Posted by Composter, a resident of Greenmeadow
on May 13, 2014 at 9:44 pm

We need all ten acres for future composting.

Posted by curmudgeon, a resident of Downtown North
on May 14, 2014 at 11:26 am

"We need all ten acres for future composting. "

Would (could) Measure E have passed if it had been honestly fronted as giving up park for composting? Even if that compost would consist of pure Palo Alto leaves and grass clippings, uncontaminated by clippings and leaves from, like, Gilroy?

Probably not.

Garbage to Energy was the grand promise that carried it.

Snookered again.

"It is this sort of rampant, pervasive dishonesty that has engendered so much contempt for City of Palo Alto government."

And for certain ex-members of it.

Posted by Composter, a resident of Greenmeadow
on May 14, 2014 at 8:33 pm

@ curmudgeon

It is not a park, it is an ex landfill.

Posted by Composter, a resident of Greenmeadow
on May 14, 2014 at 8:45 pm

@ curmudgeon

Sorry, a decommissioned landfill with a sewage treatment plant next door. Oops! Did I forget to mention the airport and freeway nearby?

Posted by Craig Laughton, a resident of College Terrace
on May 14, 2014 at 9:24 pm

Craig Laughton is a registered user.

When the processed human sewage sludge starts to back up, because Palo Alto may not be able to get of it, those ten full acres will be important. The question is: How high will it get piled? Alternatively, how much will it cost us to truck it away?

Posted by curmudgeon, a resident of Downtown North
on May 15, 2014 at 10:36 am

"Sorry, a decommissioned landfill with a sewage treatment plant next door... "

If only people would check the facts before they hit the submit button.

That ten acres was part of Byxbee Park prior to Measure E. De-parking it was what Measure E was all about.

Got that?

Posted by Douglas Moran, a resident of Barron Park
on May 15, 2014 at 1:41 pm

Douglas Moran is a registered user.


Around the bay there are a series of parks that were formerly landfills.

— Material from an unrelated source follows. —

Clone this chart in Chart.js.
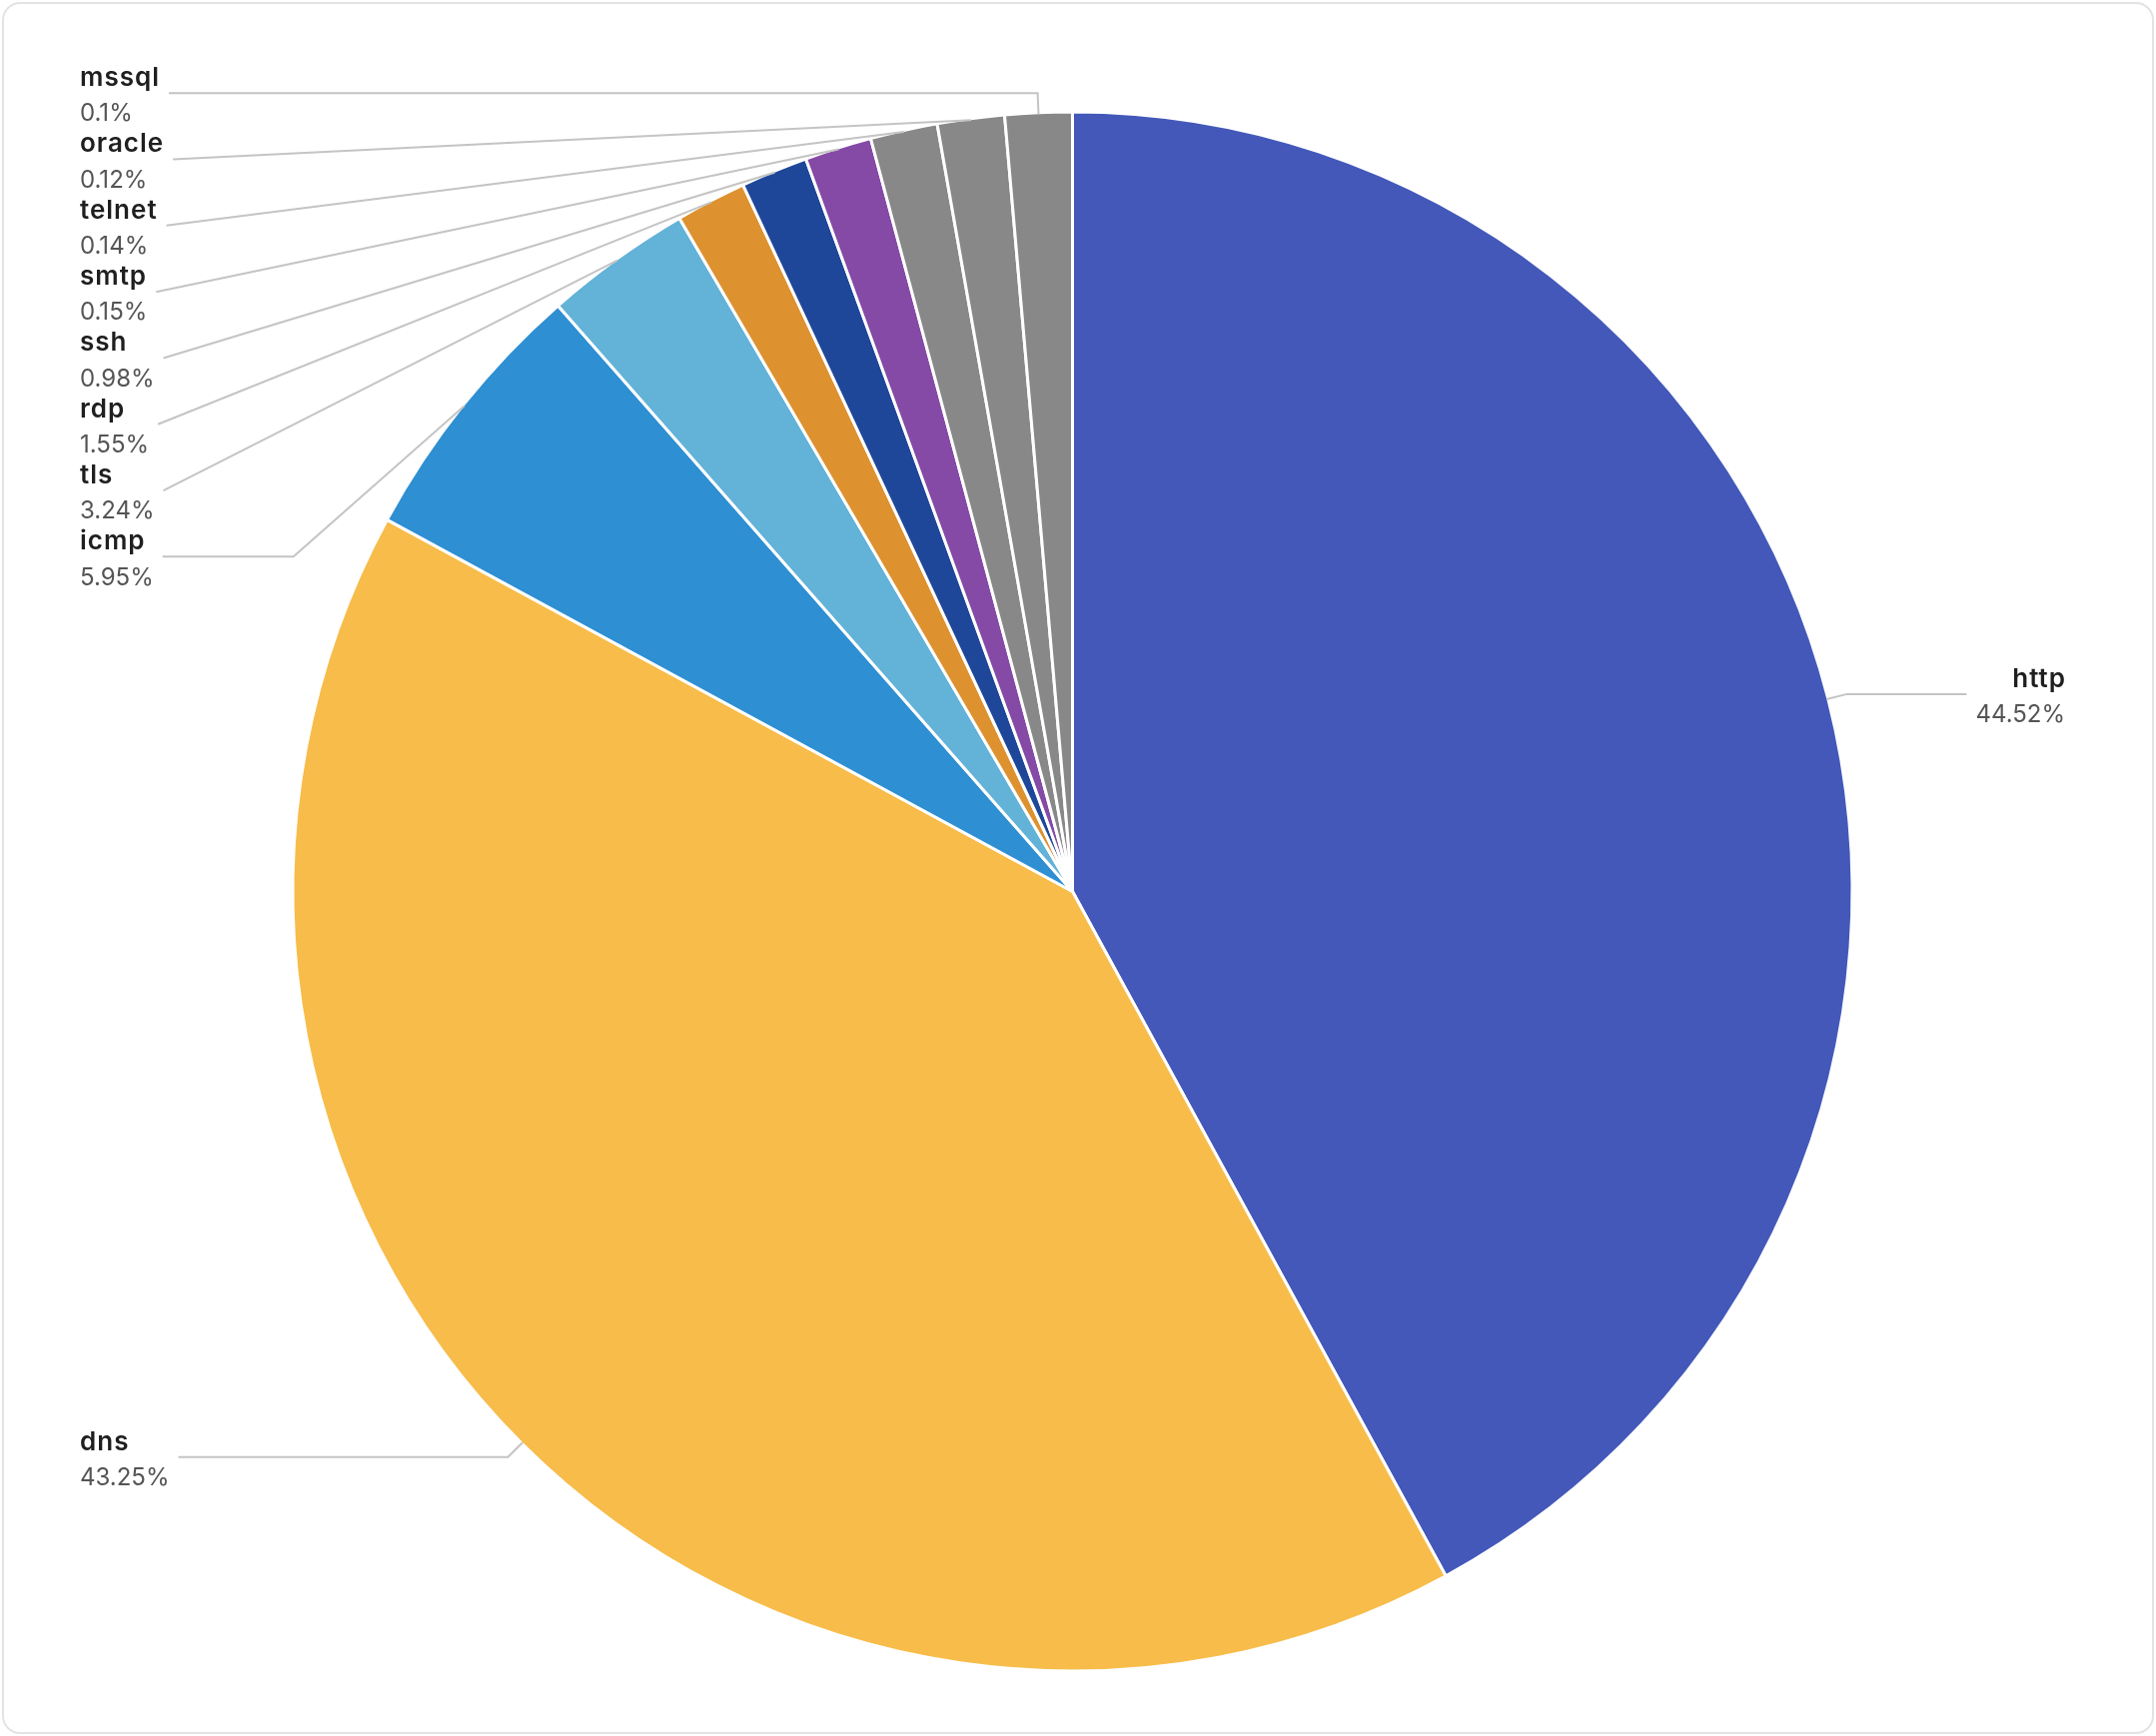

During a time when I had gaps between meetings in San Mateo, I would go to their equivalent of Byxbee Park to walk around (to think and to prep for next meeting). My observation was that it was a popular park, for joggers, walkers and people watching nature.

And Shoreline Amphitheater is a former landfill (and like most such sites, they had problems with methane gas leaking through the cap).

Hardly the undesirable land that "Composter" would have the reader believe.

"Composter" is typical of the advocates who pushed Measure E: They are unwilling/unable to respond to the positive points of the other side, resorting to gross misrepresentation.

Posted by Composter, a resident of Greenmeadow
on May 15, 2014 at 6:51 pm

@ curmudgeon and Moran:

It is an ex-landfill. No matter how it will be dressed up. it will still be an ex-landfill. Think of it as putting lipstick on a pig.